# [GOAL OF THE EXERCISE]
Everything from the first line down to the line containing "labels = ['29,5%','17,2%','50,9%','0,0%','-0,7%','3,2%','0,0%'];" should be reproduced exactly; please include nothing else.

## begin

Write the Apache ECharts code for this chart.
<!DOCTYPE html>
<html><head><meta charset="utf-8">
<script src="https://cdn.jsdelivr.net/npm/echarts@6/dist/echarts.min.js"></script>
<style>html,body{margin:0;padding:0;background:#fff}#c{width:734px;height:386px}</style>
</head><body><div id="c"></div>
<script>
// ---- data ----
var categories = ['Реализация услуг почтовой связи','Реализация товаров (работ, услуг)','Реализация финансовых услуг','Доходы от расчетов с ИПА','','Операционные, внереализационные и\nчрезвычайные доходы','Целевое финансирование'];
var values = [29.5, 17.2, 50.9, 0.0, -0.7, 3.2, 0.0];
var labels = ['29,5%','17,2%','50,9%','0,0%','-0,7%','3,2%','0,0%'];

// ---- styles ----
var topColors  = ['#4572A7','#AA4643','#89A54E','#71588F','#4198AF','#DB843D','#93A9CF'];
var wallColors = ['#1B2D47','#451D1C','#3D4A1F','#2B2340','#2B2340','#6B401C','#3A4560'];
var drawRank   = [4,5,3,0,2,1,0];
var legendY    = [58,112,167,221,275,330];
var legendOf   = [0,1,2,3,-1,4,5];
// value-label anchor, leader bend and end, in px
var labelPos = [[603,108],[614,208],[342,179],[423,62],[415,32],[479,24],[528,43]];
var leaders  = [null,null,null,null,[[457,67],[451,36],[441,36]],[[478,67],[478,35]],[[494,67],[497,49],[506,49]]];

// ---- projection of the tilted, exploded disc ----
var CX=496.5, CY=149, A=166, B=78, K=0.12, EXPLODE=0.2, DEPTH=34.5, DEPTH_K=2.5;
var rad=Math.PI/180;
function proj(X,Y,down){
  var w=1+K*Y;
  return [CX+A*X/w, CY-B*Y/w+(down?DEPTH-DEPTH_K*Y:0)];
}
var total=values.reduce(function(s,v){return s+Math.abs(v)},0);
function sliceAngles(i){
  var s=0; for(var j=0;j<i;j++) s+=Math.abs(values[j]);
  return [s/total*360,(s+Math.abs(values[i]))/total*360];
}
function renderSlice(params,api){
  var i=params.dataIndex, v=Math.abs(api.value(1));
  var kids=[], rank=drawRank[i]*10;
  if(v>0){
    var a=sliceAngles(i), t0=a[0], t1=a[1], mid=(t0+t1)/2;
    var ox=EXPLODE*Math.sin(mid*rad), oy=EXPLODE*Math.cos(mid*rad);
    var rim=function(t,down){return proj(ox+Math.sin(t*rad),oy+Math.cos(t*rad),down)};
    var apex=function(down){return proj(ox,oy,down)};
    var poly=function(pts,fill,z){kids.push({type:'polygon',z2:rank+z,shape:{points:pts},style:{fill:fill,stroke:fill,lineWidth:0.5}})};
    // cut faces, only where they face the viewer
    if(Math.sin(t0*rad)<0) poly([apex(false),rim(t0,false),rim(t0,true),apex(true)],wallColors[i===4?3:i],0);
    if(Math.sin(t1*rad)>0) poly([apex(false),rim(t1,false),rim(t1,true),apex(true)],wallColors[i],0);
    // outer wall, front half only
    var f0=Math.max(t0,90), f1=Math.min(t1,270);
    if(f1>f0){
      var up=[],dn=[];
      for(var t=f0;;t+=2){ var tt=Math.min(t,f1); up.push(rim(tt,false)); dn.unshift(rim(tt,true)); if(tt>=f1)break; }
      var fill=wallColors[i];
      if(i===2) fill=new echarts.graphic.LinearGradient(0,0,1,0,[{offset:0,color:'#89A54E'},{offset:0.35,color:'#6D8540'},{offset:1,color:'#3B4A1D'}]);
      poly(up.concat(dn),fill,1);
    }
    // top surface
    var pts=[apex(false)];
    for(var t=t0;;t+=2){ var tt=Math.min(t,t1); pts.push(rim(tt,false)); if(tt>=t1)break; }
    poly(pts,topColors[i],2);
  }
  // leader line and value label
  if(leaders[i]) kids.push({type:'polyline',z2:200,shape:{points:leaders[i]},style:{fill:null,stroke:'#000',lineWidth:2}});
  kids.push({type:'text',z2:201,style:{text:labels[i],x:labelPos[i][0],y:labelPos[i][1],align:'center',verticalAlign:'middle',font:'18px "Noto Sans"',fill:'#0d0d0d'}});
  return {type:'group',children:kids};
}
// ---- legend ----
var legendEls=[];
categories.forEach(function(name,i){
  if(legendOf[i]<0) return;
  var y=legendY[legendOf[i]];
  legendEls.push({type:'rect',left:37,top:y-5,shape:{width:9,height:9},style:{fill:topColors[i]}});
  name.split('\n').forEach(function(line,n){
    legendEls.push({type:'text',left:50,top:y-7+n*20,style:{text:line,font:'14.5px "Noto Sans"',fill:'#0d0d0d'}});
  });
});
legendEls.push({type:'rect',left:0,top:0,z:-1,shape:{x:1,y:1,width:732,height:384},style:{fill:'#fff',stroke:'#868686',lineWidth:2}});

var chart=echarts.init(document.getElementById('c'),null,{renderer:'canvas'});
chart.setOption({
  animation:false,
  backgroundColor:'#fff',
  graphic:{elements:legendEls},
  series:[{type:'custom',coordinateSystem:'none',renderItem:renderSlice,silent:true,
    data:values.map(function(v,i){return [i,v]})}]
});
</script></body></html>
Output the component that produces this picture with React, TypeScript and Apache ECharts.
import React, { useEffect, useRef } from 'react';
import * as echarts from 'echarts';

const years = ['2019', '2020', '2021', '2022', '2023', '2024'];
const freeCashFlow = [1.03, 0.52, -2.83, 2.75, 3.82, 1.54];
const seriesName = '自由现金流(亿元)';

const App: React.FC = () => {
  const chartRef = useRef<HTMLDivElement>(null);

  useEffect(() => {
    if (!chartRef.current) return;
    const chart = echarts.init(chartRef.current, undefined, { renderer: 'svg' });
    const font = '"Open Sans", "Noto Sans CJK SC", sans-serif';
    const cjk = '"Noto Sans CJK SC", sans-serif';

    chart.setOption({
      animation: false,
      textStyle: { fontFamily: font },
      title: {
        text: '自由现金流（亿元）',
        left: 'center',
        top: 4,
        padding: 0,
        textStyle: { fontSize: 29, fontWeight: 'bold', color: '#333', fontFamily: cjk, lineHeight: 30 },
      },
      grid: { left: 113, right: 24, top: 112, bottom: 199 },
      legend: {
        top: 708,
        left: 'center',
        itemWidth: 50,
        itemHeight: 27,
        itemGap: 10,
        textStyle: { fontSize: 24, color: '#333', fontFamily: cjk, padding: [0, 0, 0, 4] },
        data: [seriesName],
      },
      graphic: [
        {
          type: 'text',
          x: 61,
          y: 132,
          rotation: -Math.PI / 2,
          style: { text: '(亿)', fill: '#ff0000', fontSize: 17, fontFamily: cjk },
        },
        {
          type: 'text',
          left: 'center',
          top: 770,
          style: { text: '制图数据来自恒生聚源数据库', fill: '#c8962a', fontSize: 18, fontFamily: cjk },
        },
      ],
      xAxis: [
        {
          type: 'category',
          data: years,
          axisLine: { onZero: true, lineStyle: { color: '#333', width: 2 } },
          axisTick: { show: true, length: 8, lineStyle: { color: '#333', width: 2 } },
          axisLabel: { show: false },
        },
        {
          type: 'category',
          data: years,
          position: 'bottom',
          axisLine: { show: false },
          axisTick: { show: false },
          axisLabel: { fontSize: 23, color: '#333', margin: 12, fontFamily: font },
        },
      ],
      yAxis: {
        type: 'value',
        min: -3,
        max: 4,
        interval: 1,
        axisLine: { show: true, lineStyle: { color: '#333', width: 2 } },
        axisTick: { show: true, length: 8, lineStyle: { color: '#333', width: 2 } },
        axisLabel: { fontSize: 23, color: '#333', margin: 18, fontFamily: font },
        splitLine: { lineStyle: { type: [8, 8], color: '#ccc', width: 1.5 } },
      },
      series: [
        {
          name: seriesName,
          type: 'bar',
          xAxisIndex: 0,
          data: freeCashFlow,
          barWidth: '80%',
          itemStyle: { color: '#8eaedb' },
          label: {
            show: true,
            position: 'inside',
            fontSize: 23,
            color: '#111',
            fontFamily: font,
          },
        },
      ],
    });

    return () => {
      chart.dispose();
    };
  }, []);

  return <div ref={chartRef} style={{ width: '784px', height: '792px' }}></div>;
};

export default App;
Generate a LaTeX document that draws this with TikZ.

## end

# [FINAL RESULT]
Write the Apache ECharts code for this chart.
<!DOCTYPE html>
<html><head><meta charset="utf-8">
<script src="https://cdn.jsdelivr.net/npm/echarts@6/dist/echarts.min.js"></script>
<style>html,body{margin:0;padding:0;background:#fff}#c{width:734px;height:386px}</style>
</head><body><div id="c"></div>
<script>
// ---- data ----
var categories = ['Реализация услуг почтовой связи','Реализация товаров (работ, услуг)','Реализация финансовых услуг','Доходы от расчетов с ИПА','','Операционные, внереализационные и\nчрезвычайные доходы','Целевое финансирование'];
var values = [29.5, 17.2, 50.9, 0.0, -0.7, 3.2, 0.0];
var labels = ['29,5%','17,2%','50,9%','0,0%','-0,7%','3,2%','0,0%'];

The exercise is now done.